Carved into the lintels of several doorways in the town are inscription proclaiming the conversion of the family inside. Invidiously, one doorway’s inscription is thought to show it to be the local offices of the Inquisition.

I don’t know if La Alberca has any remaining Jewish or Muslims residents, but the pig still roams free. It’s not the same pig! A new one is introduced each year and when sufficiently fattened up by the good food and comfortable beds it is put up to be won in a lottery. It’s a very friendly pig, as my photographs show. Ignorance is, very obviously, bliss!
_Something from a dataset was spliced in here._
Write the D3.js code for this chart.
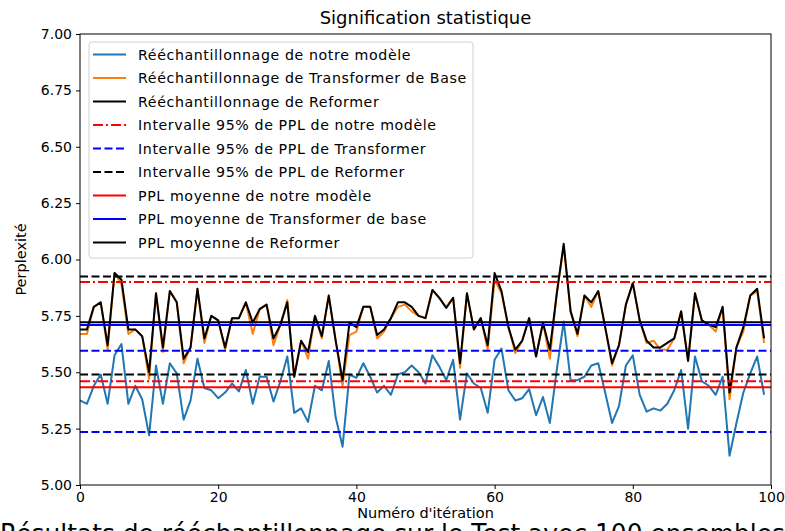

So engrained in the psyche of the town has the pig, and its products, so become that outside the church stands a granite statue of a pig. It is very obviously a boar! Local legend has it that childless couple wanting to conceive a child should give the pig’s, er, equipment a rub. I don’t know if it works.
On August the 15th every year the town comes alive with the sounds of the traditional festival of Nuestra Señora de la Asunción, after who the parish church is named. The image of the virgin is placed in the Plaza Mayor and the townsfolk offer their devotions. There are colourful costumes, which have special significance and the day concludes with dancing and traditional music.

The next day the plaza becomes a bullring with a Pamplona style running of the bulls and a corrida.


La Alberca holds a special place in the heart of many Spanish, who come here by the busload throughout the year. In summer the locals must be out-numbered by tourists several times over. I have been there a good dozen times now and still find it fascinating. A tiny place, it should not be missed. Just don’t sit down where the pig wants to be.